Compression
Reduce PDF file sizes by 50-90% through intelligent image recompression and stream optimization. FolioPDF's two-phase compression pipeline handles photo-heavy documents, scanned pages, and bloated report PDFs without destroying visual quality.
Overview
PDF compression in FolioPDF runs in two phases:
- Phase 1: Image recompression (PDFium + Skia) — Extracts every embedded image, re-encodes opaque images as JPEG at a target quality, and replaces the original only when the result is smaller.
- Phase 2: Stream optimization (qpdf) — Re-compresses internal PDF content streams with Flate deflation and packs structure data into object streams.
Both phases are conservative: they only replace data when the result is actually smaller. Compression never makes a file larger.
Quick Start
using FolioPDF.Toolkit.Pdfium;
// Compress with defaults (JPEG quality 65, stream optimization on)

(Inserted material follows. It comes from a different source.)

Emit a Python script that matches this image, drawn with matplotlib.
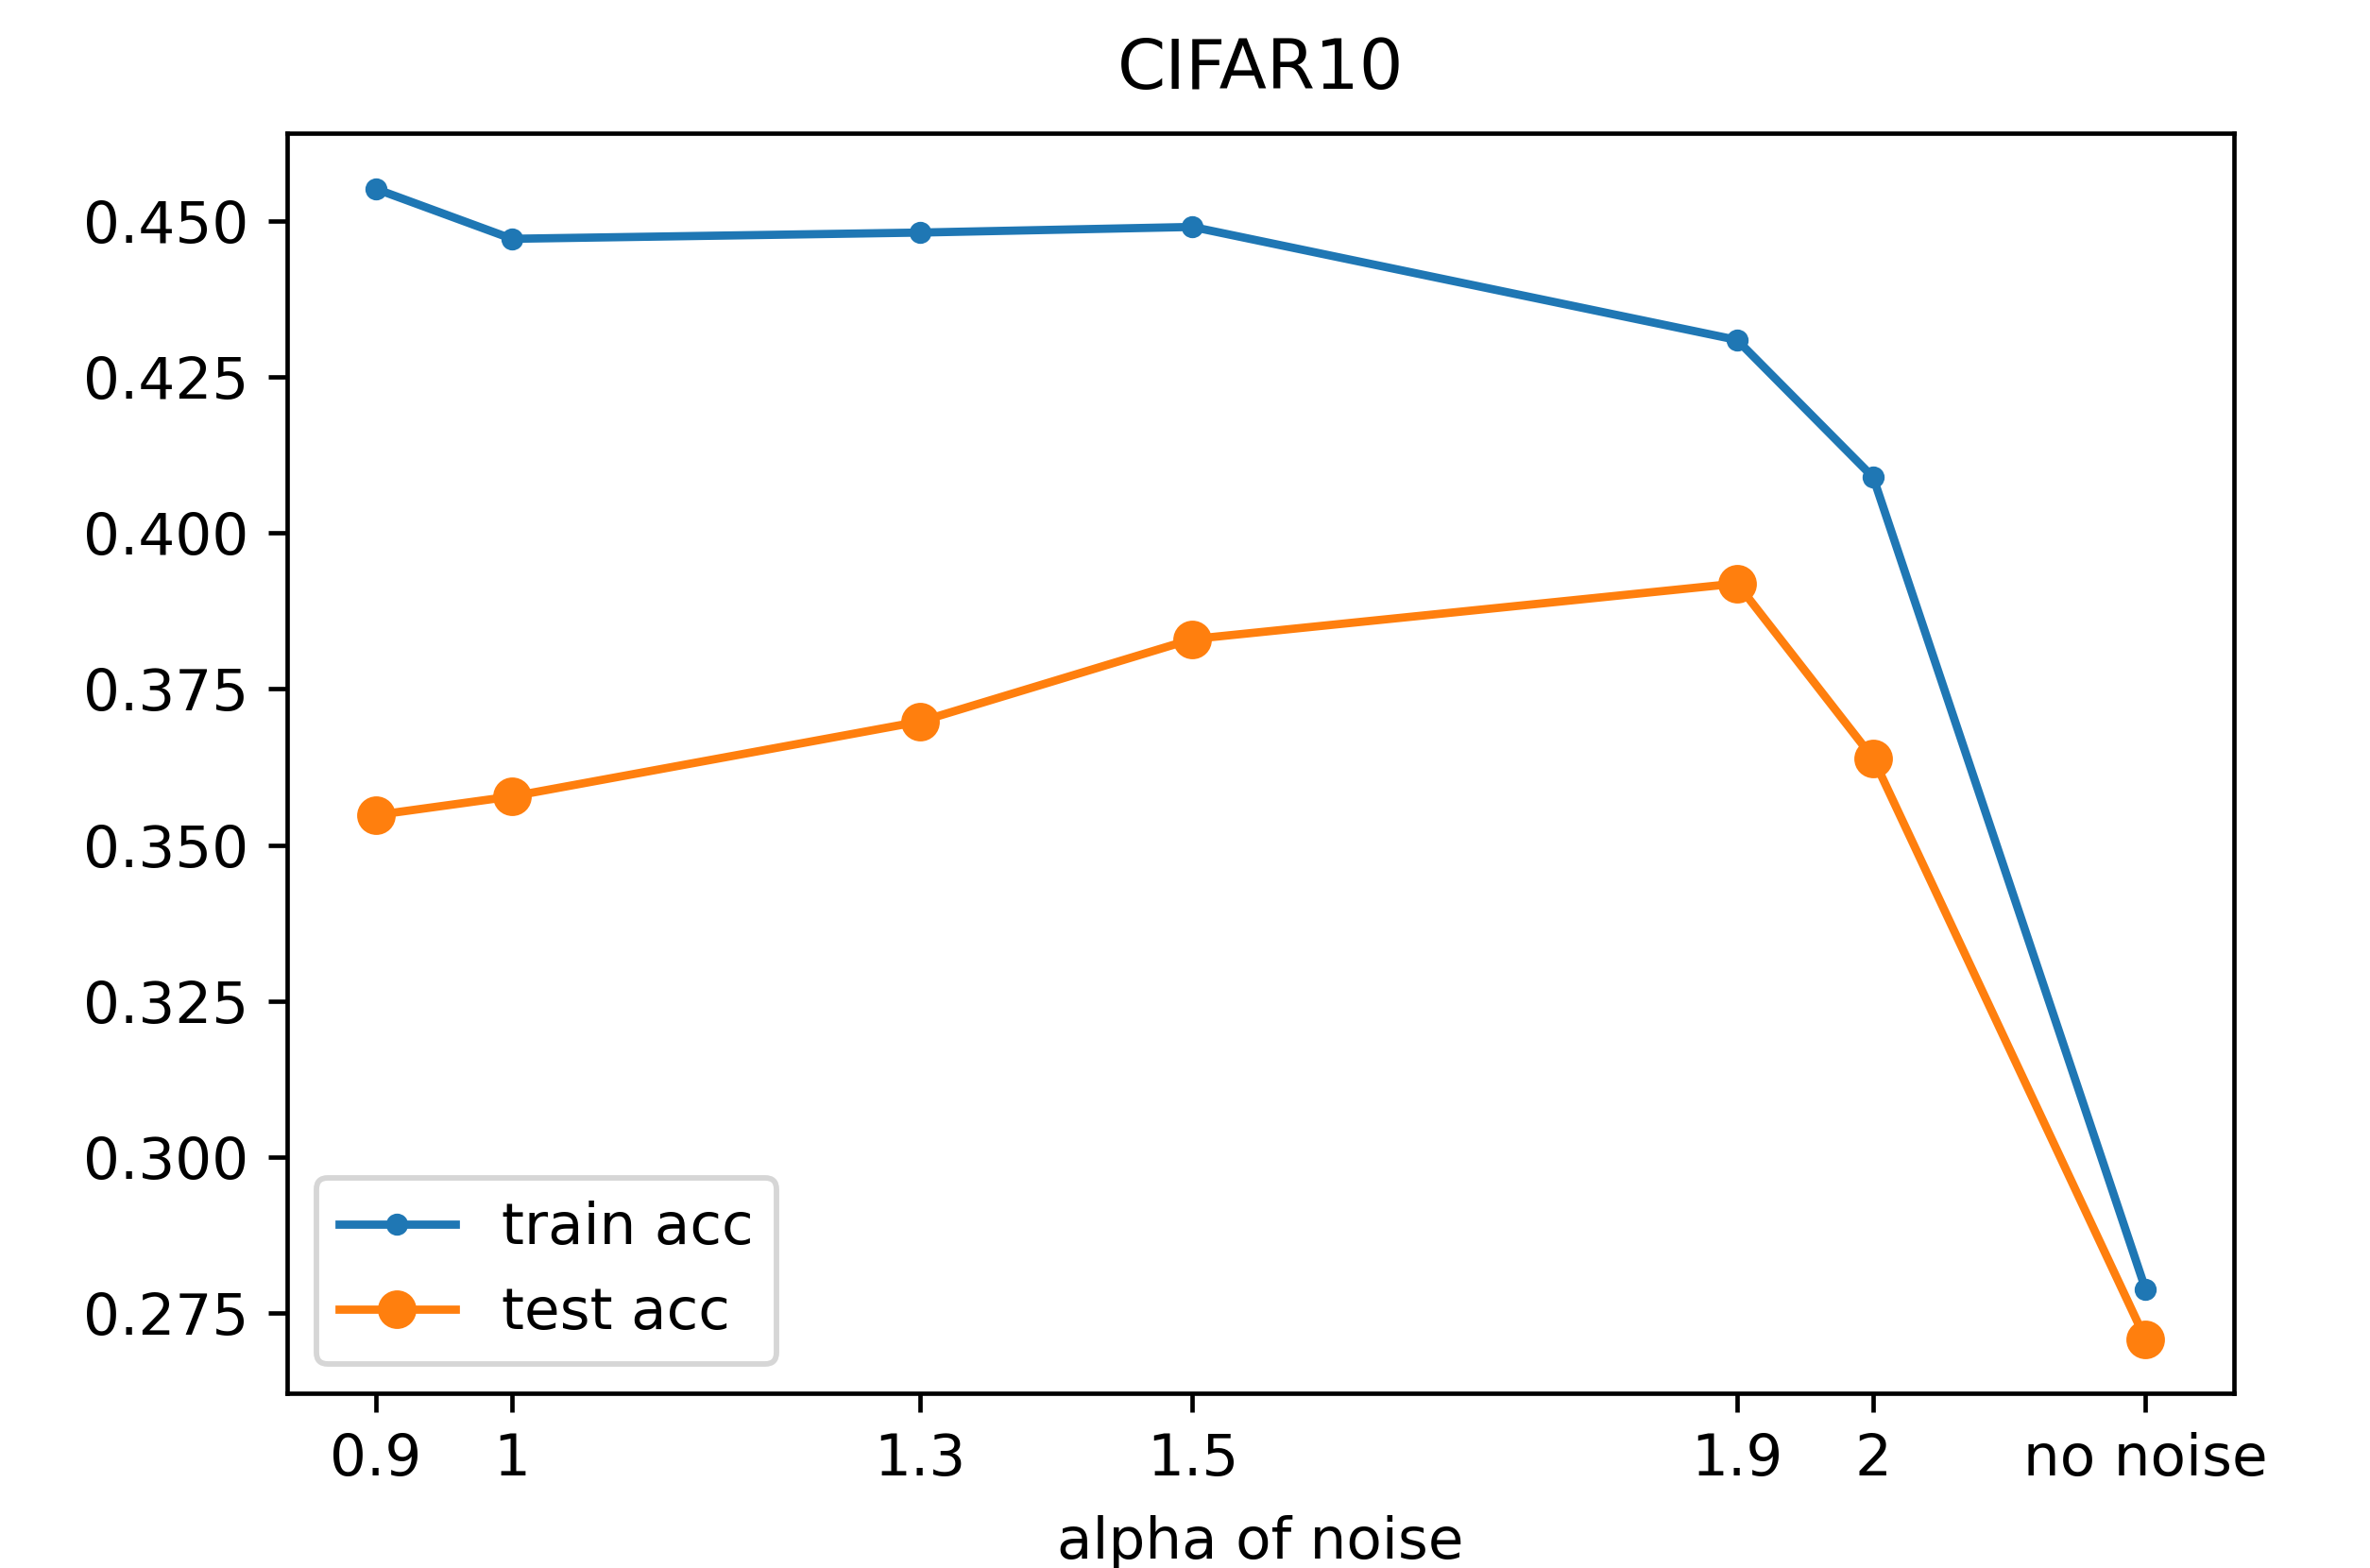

byte[] smaller = PdfCompressor.Compress(File.ReadAllBytes("large-report.pdf"));
File.WriteAllBytes("large-report-compressed.pdf", smaller);
Three API Entry Points
1. Static Method (Byte Array)
byte[] compressed = PdfCompressor.Compress(pdfBytes);
// With options
byte[] compressed = PdfCompressor.Compress(pdfBytes, new CompressionOptions
{
ImageQuality = 50,
RecompressStreams = true
});
2. File-to-File
PdfCompressor.CompressFile("input.pdf", "output.pdf");
// With options
PdfCompressor.CompressFile("input.pdf", "output.pdf", new CompressionOptions
{
ImageQuality = 40,
RecompressStreams = true
});
3. PdfEditor Fluent Chain
Compress as part of a larger editing pipeline:
using FolioPDF.Fluent;
PdfEditor.Open("invoice.pdf")
.SetTitle("Invoice #42")
.SetAuthor("Billing Dept")
.Compress(new CompressionOptions { ImageQuality = 65 })
.Encrypt(new Encryption256Bit { OwnerPassword = "secret" })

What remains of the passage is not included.